Penulis : M Arief Pranoto, Research Associate Global Future Institute 

Penelitian Nil Bowie, wartawan lepas sekaligus kontributor tetap Tony Cartalucci dari Central for Research on Globalization (CRG), Kanada tentang US Afrika Command (AFRICOM) menarik untuk disimak bersama. Ia menguak sedikit atas tujuan dan tata cara Amerika Serikat (AS) menerapkan Politik Minyak Sejagat ---meminjam istilah Hendrajit, Direktur Eksekutif Global Future Institute (GFI)--- di Afrika. Tercatat pada Konferensi AFRICOM, 18 Februari 2008, di Fort McNair, Wakil Laksamana Robert T. Moeller menyatakan: “pedoman prinsip Africom adalah untuk melindungi aliran sumberdaya alam dari Afrika ke pasar global”. Tetapi pada Konferensi Pers berikutnya, 13 Maret 2008, Jenderal William Ward lebih terang lagi, ia menyatakan bahwa ketergantungan AS terhadap minyak Afrika ditindaklanjuti dengan mengoperasikan AFRICOM berdasar prinsip dan tujuan teater “memerangi terorisme”.

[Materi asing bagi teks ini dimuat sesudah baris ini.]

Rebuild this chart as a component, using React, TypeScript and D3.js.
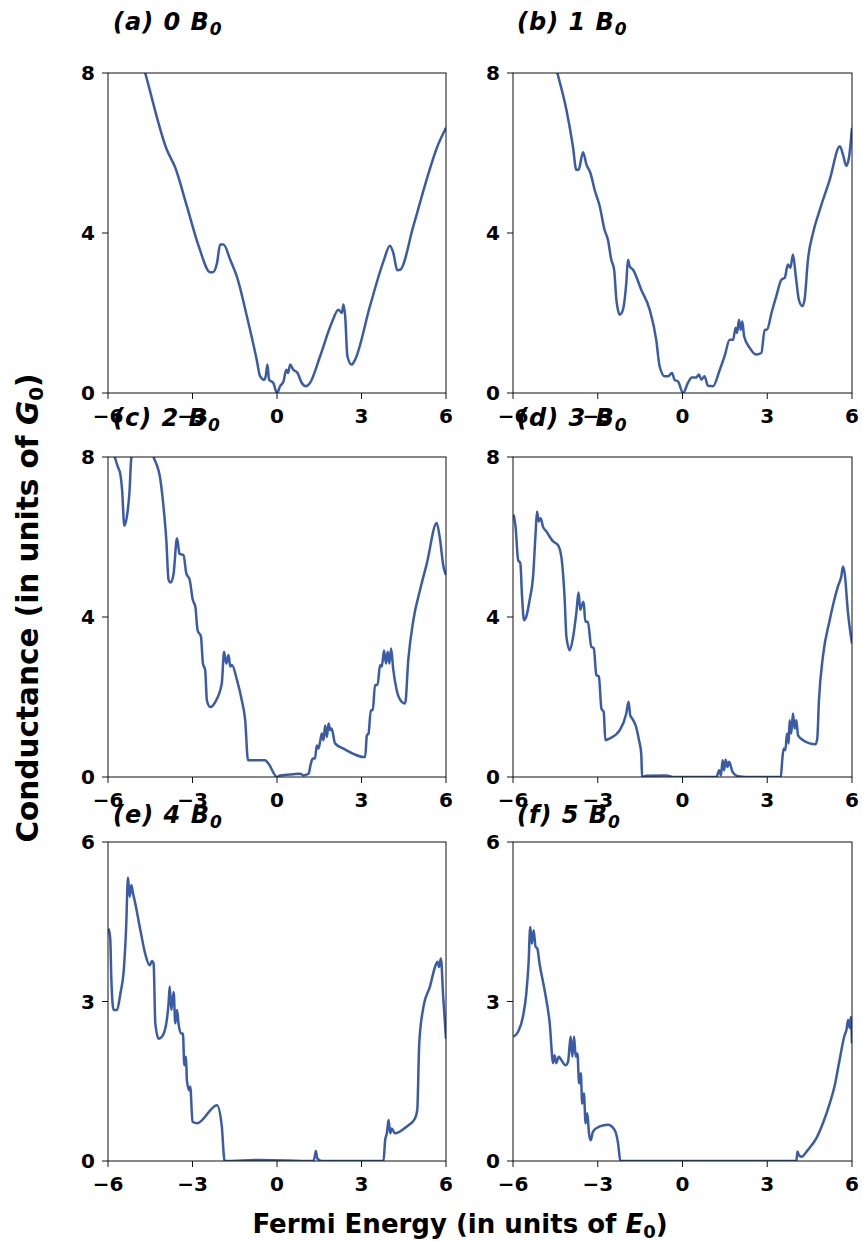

Melalui statement kedua pejabat di atas, sebenarnya telah dapat “dibaca” bahwa geliat simetris (militer) superpower selalu diikuti gerak asimetris terutama mengincar ekonomi (sumberdaya alam). Singkatnya adalah bahwa open agenda semacam “memerangi teroris”, paket DHL (demokrasi, HAM dan lingkungan), ataupun tema-tema lainnya, selalu ditumpangi hidden agenda yakni “menguasai sumberdaya alam”. Keduanya saling terkait tak terpisah. Selanjutnya ketika ada pertanyaan, apakah pendirian AFRICOM juga dalam rangka menghambat laju “gerakan asimetris” Cina di Afrika, tidak akan dibahas lagi dalam artikel ini karena sering diulas beberapa penulis di web GFI, Jakarta.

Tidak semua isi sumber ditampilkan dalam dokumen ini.